In solchen Situationen kann eine Stadtplanung, die beherzt eingreifen kann, Vorgaben macht und längere Leerstände unterbindet, Gold wert sein. Es geht nicht um eine Neuplanung vom Reißbrett und nach womöglich ideologisch verengten Vorstellungen – wie es in den fünfziger Jahren in der Bundesrepublik oft genug der Fall war. Sondern es geht um eine entschlossene Steuerung im Detail mit Blick auf das Wohl des gesamten Areals. Das erfordert eine umsichtige, behutsame, im ständigen engen Kontakt mit den Grundeigentümern stehende Kommunalpolitik. Sicher wäre es falsch, vom Rathaus das Heil der Stadtentwicklung zu erwarten.
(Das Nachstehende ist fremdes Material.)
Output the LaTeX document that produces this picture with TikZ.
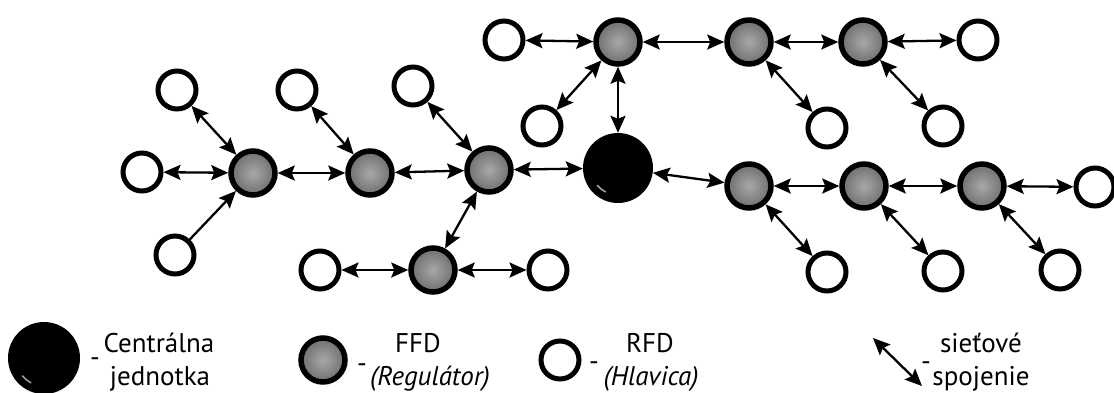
\documentclass[tikz,border=0pt]{standalone}
\usepackage{fontspec}
\setmainfont{PT Sans}
\usetikzlibrary{arrows.meta}
\definecolor{ffdin}{HTML}{A8A8A8}
\definecolor{ffdout}{HTML}{6E6E6E}
\tikzset{
  ffd/.style={circle, draw=black, line width=5.5pt, minimum size=44pt, inner sep=0pt, inner color=ffdin, outer color=ffdout},
  rfd/.style={circle, draw=black, line width=5pt, fill=white, minimum size=38pt, inner sep=0pt},
  cen/.style={circle, fill=black, minimum size=70pt, inner sep=0pt},
  link/.style={{Stealth[length=17pt,width=15pt,inset=3pt]}-{Stealth[length=17pt,width=15pt,inset=3pt]}, line width=2.3pt},
  linkone/.style={-{Stealth[length=17pt,width=15pt,inset=3pt]}, line width=2.3pt},
  lbl/.style={font=\fontsize{27}{30}\selectfont, inner sep=0pt, anchor=base},
  lbli/.style={lbl, font=\fontsize{27}{30}\selectfont\itshape},
  dashlbl/.style={font=\fontsize{27}{30}\selectfont, inner sep=0pt, anchor=center},
}
\begin{document}
\begin{tikzpicture}[x=1pt,y=-1pt]
\useasboundingbox (0,0) rectangle (1114,392);
% central
\node[cen] (C) at (618,168) {};
% gray nodes
\node[ffd] (G1) at (253,173) {};
\node[ffd] (G2) at (370,173) {};
\node[ffd] (G3) at (489,170) {};
\node[ffd] (G4) at (433,270) {};
\node[ffd] (T1) at (618,42) {};
\node[ffd] (T2) at (749,42) {};
\node[ffd] (T3) at (863,42) {};
\node[ffd] (R1) at (749,186) {};
\node[ffd] (R2) at (864,186) {};
\node[ffd] (R3) at (982,186) {};
% white nodes
\node[rfd] (wA) at (142,172) {};
\node[rfd] (wB) at (177,90) {};
\node[rfd] (wC) at (175,255) {};
\node[rfd] (wD) at (297,90) {};
\node[rfd] (wE) at (413,86) {};
\node[rfd] (wF) at (320,270) {};
\node[rfd] (wG) at (548,270) {};
\node[rfd] (wH) at (504,40) {};
\node[rfd] (wI) at (542,126) {};
\node[rfd] (wJ) at (827,128) {};
\node[rfd] (wK) at (978,40) {};
\node[rfd] (wL) at (943,126) {};
\node[rfd] (wM) at (827,272) {};
\node[rfd] (wN) at (943,271) {};
\node[rfd] (wO) at (1060,270) {};
\node[rfd] (wP) at (1095,187) {};
% highlight on central node
\draw[gray!70, line width=1.5pt, line cap=round] (C.center) ++(118:27) arc[start angle=118, end angle=140, radius=27];
% connections
\draw[link] (wA) -- (G1);
\draw[link] (wB) -- (G1);
\draw[linkone] (wC) -- (G1);
\draw[link] (G1) -- (G2);
\draw[link] (wD) -- (G2);
\draw[link] (G2) -- (G3);
\draw[link] (wE) -- (G3);
\draw[link] (G3) -- (G4);
\draw[link] (wF) -- (G4);
\draw[link] (G4) -- (wG);
\draw[link] (G3) -- (C);
\draw[link] (T1) -- (C);
\draw[link] (wH) -- (T1);
\draw[link] (wI) -- (T1);
\draw[link] (T1) -- (T2);
\draw[link] (T2) -- (wJ);
\draw[link] (T2) -- (T3);
\draw[link] (T3) -- (wK);
\draw[link] (T3) -- (wL);
\draw[link] (C) -- (R1);
\draw[link] (R1) -- (R2);
\draw[link] (R2) -- (R3);
\draw[link] (R3) -- (wP);
\draw[link] (R1) -- (wM);
\draw[link] (R2) -- (wN);
\draw[link] (R3) -- (wO);
% legend
\node[cen, minimum size=72pt] (LC) at (44,358) {};
\draw[gray!70, line width=1.5pt, line cap=round] (LC.center) ++(118:28) arc[start angle=118, end angle=140, radius=28];
\node[dashlbl] (d1) at (95,362) {-};
\node[lbl] (t1a) at (159,352) {Centrálna};
\node[lbl] (t1b) at (160,385) {jednotka};
\node[ffd] (LG) at (323,360) {};
\node[dashlbl] (d2) at (362,368) {-};
\node[lbl] (t2a) at (418,352) {FFD};
\node[lbli] (t2b) at (430,385) {(Regulátor)};
\node[rfd] (LW) at (560,360) {};
\node[dashlbl] (d3) at (594,366) {-};
\node[lbl] (t3a) at (650,352) {RFD};
\node[lbli] (t3b) at (651,385) {(Hlavica)};
\coordinate (la) at (873,338);
\coordinate (lb) at (922,386);
\draw[link] (la) -- (lb);
\node[dashlbl] (d4) at (926,366) {-};
\node[lbl] (t4a) at (981,352) {sieťové};
\node[lbl] (t4b) at (981,385) {spojenie};
\end{tikzpicture}
\end{document}
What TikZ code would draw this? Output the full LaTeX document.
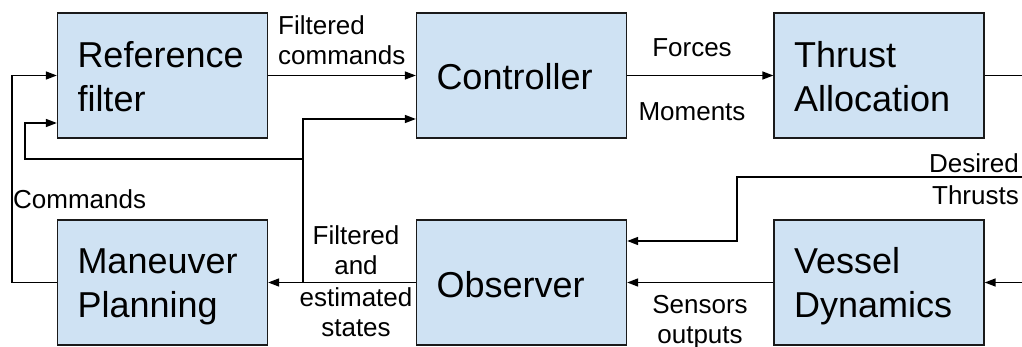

So stark sich der Staat in der Corona-Zeit finanziell engagiert, Zuschüsse gewährt, Kurzarbeitergeld bezahlt und Insolvenzen hinauszögert, so verkehrt wäre doch die Erwartung, die Initiative für Innovation, Erneuerung und Gründergeist könne von der Politik oder der Verwaltung vorgegeben oder gar verordnet werden. Das muss schon von den Unternehmern selbst geschehen, entweder von bisherigen oder von neuen, die in der Nach-Corona-Zeit Mut und Phantasie für neue Projekte entwickeln. Die Stadtplanung muss ihnen aber vermutlich stärker als bisher helfend und beratend zur Seite stehen. Die alte liberale Vorstellung, der beste Staat wäre an dieser Stelle jener, der sich selbst zurücknimmt und nur Freiräume lässt, dürfte nicht zum Ziel führen.

Das gilt umso mehr, als dass die Corona-Krise auch einen grundsätzlichen Wandel in der Erwartung an die Innenstädte bewirken oder verstärken kann. Innenstädte, die von Großstädten umso stärker, sind heute im Vergleich zu ländlichen und dörflichen Gegenden besonders laut, oft auch hektisch, häufig sehr voll, nicht selten auch schmutzig und anstrengend. Es sind keine Ruheoasen. Bisher hat man diese dort auch nicht gesucht. Mag sein, dass das mit der Corona-Krise eingeübte Abstandsgebot ein ganz starkes Bedürfnis nach mehr Ruhe, mehr Beschaulichkeit, weniger Hektik, Lärm und Schmutz befördert. Sollte das so sein, sollte also nach dem Ende der Corona-Krise das Anforderungsprofil an die Innenstädte ein anderes sein als bisher, dann wird allemal die Stadtplanung mit ihrer ordnenden Hand gefragt sein. Denn für Parks, Ruhezonen, Verweilflächen und Entspannungsbereiche dürfte es – zumindest zu Beginn – wenig Geschäftskonzepte mit Aussicht auf eine hohe Rendite geben. Also wird die Erwartung, dass die Wirtschaft das von sich aus schaffen und gestalten wird, vermutlich nicht in Erfüllung gehen.